__Required task__. Return the full listing exactly as it is written.

__Given material__.
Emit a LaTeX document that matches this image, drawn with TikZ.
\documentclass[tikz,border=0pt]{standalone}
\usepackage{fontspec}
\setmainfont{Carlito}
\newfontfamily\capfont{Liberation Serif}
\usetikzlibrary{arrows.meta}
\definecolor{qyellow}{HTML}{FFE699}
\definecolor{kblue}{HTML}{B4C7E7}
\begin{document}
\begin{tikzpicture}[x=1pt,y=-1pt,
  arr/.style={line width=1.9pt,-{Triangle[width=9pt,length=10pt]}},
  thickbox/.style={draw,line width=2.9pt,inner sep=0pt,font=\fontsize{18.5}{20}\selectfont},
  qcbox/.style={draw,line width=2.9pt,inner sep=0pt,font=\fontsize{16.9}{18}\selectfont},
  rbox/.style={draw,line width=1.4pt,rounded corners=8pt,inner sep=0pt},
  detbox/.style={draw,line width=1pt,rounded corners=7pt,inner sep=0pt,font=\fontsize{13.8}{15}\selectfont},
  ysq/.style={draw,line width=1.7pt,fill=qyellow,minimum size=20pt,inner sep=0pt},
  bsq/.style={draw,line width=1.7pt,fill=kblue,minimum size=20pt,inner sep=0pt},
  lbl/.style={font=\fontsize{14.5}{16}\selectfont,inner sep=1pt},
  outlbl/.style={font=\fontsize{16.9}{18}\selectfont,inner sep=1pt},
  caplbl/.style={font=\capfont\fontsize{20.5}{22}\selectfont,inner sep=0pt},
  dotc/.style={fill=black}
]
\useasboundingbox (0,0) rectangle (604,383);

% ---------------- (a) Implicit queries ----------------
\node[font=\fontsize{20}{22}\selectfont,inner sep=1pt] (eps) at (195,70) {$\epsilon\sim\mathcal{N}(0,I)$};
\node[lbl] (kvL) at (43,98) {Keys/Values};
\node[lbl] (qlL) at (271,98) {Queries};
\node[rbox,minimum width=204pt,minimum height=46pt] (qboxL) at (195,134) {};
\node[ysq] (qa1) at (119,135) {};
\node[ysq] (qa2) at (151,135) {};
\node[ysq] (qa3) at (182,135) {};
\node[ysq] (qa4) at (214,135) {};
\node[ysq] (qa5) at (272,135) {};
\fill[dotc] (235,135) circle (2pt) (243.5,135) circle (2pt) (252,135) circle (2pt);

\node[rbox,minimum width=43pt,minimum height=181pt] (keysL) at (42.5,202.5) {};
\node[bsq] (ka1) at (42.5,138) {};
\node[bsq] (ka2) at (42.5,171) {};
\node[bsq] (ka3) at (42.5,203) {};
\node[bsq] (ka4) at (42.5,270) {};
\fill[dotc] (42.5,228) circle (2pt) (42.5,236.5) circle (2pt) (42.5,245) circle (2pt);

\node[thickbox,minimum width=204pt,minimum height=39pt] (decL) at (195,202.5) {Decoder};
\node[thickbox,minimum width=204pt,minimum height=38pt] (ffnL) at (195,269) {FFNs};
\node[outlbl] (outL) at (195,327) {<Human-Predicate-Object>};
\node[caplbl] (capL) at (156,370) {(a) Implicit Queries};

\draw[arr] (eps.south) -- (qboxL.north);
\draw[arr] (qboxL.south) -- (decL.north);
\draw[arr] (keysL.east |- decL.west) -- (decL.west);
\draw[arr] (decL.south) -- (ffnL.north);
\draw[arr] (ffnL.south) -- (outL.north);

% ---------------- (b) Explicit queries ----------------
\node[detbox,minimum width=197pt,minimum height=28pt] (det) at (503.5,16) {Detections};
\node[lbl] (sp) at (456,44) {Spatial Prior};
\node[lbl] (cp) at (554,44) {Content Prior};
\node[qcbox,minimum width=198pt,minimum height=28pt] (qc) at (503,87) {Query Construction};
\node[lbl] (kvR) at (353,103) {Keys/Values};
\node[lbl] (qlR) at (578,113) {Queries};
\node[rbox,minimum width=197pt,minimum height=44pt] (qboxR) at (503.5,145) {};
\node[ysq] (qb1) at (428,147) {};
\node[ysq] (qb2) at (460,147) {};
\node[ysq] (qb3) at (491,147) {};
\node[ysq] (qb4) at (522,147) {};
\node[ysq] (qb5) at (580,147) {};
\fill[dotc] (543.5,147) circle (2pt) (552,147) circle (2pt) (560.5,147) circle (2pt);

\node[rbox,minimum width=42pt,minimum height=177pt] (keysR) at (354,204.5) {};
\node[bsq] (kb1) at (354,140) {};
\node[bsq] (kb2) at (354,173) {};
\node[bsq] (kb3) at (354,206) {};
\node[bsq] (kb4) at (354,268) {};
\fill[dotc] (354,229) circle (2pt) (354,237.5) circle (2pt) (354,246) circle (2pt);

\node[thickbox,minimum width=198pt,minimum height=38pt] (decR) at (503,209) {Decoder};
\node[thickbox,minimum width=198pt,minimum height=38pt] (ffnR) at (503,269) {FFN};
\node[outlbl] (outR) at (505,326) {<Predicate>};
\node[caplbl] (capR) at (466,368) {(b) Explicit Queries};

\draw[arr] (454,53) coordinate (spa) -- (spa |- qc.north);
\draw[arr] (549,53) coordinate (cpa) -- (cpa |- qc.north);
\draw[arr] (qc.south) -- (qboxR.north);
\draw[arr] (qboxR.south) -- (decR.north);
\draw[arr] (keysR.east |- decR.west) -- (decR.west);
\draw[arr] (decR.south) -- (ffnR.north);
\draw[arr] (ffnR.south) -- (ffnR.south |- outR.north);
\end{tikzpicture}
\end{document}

__Reply to the task__.
Emit a LaTeX document that matches this image, drawn with TikZ.
\documentclass[tikz,border=0pt]{standalone}
\usepackage{fontspec}
\setmainfont{Carlito}
\newfontfamily\capfont{Liberation Serif}
\usetikzlibrary{arrows.meta}
\definecolor{qyellow}{HTML}{FFE699}
\definecolor{kblue}{HTML}{B4C7E7}
\begin{document}
\begin{tikzpicture}[x=1pt,y=-1pt,
  arr/.style={line width=1.9pt,-{Triangle[width=9pt,length=10pt]}},
  thickbox/.style={draw,line width=2.9pt,inner sep=0pt,font=\fontsize{18.5}{20}\selectfont},
  qcbox/.style={draw,line width=2.9pt,inner sep=0pt,font=\fontsize{16.9}{18}\selectfont},
  rbox/.style={draw,line width=1.4pt,rounded corners=8pt,inner sep=0pt},
  detbox/.style={draw,line width=1pt,rounded corners=7pt,inner sep=0pt,font=\fontsize{13.8}{15}\selectfont},
  ysq/.style={draw,line width=1.7pt,fill=qyellow,minimum size=20pt,inner sep=0pt},
  bsq/.style={draw,line width=1.7pt,fill=kblue,minimum size=20pt,inner sep=0pt},
  lbl/.style={font=\fontsize{14.5}{16}\selectfont,inner sep=1pt},
  outlbl/.style={font=\fontsize{16.9}{18}\selectfont,inner sep=1pt},
  caplbl/.style={font=\capfont\fontsize{20.5}{22}\selectfont,inner sep=0pt},
  dotc/.style={fill=black}
]
\useasboundingbox (0,0) rectangle (604,383);

% ---------------- (a) Implicit queries ----------------
\node[font=\fontsize{20}{22}\selectfont,inner sep=1pt] (eps) at (195,70) {$\epsilon\sim\mathcal{N}(0,I)$};
\node[lbl] (kvL) at (43,98) {Keys/Values};
\node[lbl] (qlL) at (271,98) {Queries};
\node[rbox,minimum width=204pt,minimum height=46pt] (qboxL) at (195,134) {};
\node[ysq] (qa1) at (119,135) {};
\node[ysq] (qa2) at (151,135) {};
\node[ysq] (qa3) at (182,135) {};
\node[ysq] (qa4) at (214,135) {};
\node[ysq] (qa5) at (272,135) {};
\fill[dotc] (235,135) circle (2pt) (243.5,135) circle (2pt) (252,135) circle (2pt);

\node[rbox,minimum width=43pt,minimum height=181pt] (keysL) at (42.5,202.5) {};
\node[bsq] (ka1) at (42.5,138) {};
\node[bsq] (ka2) at (42.5,171) {};
\node[bsq] (ka3) at (42.5,203) {};
\node[bsq] (ka4) at (42.5,270) {};
\fill[dotc] (42.5,228) circle (2pt) (42.5,236.5) circle (2pt) (42.5,245) circle (2pt);

\node[thickbox,minimum width=204pt,minimum height=39pt] (decL) at (195,202.5) {Decoder};
\node[thickbox,minimum width=204pt,minimum height=38pt] (ffnL) at (195,269) {FFNs};
\node[outlbl] (outL) at (195,327) {<Human-Predicate-Object>};
\node[caplbl] (capL) at (156,370) {(a) Implicit Queries};

\draw[arr] (eps.south) -- (qboxL.north);
\draw[arr] (qboxL.south) -- (decL.north);
\draw[arr] (keysL.east |- decL.west) -- (decL.west);
\draw[arr] (decL.south) -- (ffnL.north);
\draw[arr] (ffnL.south) -- (outL.north);

% ---------------- (b) Explicit queries ----------------
\node[detbox,minimum width=197pt,minimum height=28pt] (det) at (503.5,16) {Detections};
\node[lbl] (sp) at (456,44) {Spatial Prior};
\node[lbl] (cp) at (554,44) {Content Prior};
\node[qcbox,minimum width=198pt,minimum height=28pt] (qc) at (503,87) {Query Construction};
\node[lbl] (kvR) at (353,103) {Keys/Values};
\node[lbl] (qlR) at (578,113) {Queries};
\node[rbox,minimum width=197pt,minimum height=44pt] (qboxR) at (503.5,145) {};
\node[ysq] (qb1) at (428,147) {};
\node[ysq] (qb2) at (460,147) {};
\node[ysq] (qb3) at (491,147) {};
\node[ysq] (qb4) at (522,147) {};
\node[ysq] (qb5) at (580,147) {};
\fill[dotc] (543.5,147) circle (2pt) (552,147) circle (2pt) (560.5,147) circle (2pt);

\node[rbox,minimum width=42pt,minimum height=177pt] (keysR) at (354,204.5) {};
\node[bsq] (kb1) at (354,140) {};
\node[bsq] (kb2) at (354,173) {};
\node[bsq] (kb3) at (354,206) {};
\node[bsq] (kb4) at (354,268) {};
\fill[dotc] (354,229) circle (2pt) (354,237.5) circle (2pt) (354,246) circle (2pt);

\node[thickbox,minimum width=198pt,minimum height=38pt] (decR) at (503,209) {Decoder};
\node[thickbox,minimum width=198pt,minimum height=38pt] (ffnR) at (503,269) {FFN};
\node[outlbl] (outR) at (505,326) {<Predicate>};
\node[caplbl] (capR) at (466,368) {(b) Explicit Queries};

\draw[arr] (454,53) coordinate (spa) -- (spa |- qc.north);
\draw[arr] (549,53) coordinate (cpa) -- (cpa |- qc.north);
\draw[arr] (qc.south) -- (qboxR.north);
\draw[arr] (qboxR.south) -- (decR.north);
\draw[arr] (keysR.east |- decR.west) -- (decR.west);
\draw[arr] (decR.south) -- (ffnR.north);
\draw[arr] (ffnR.south) -- (ffnR.south |- outR.north);
\end{tikzpicture}
\end{document}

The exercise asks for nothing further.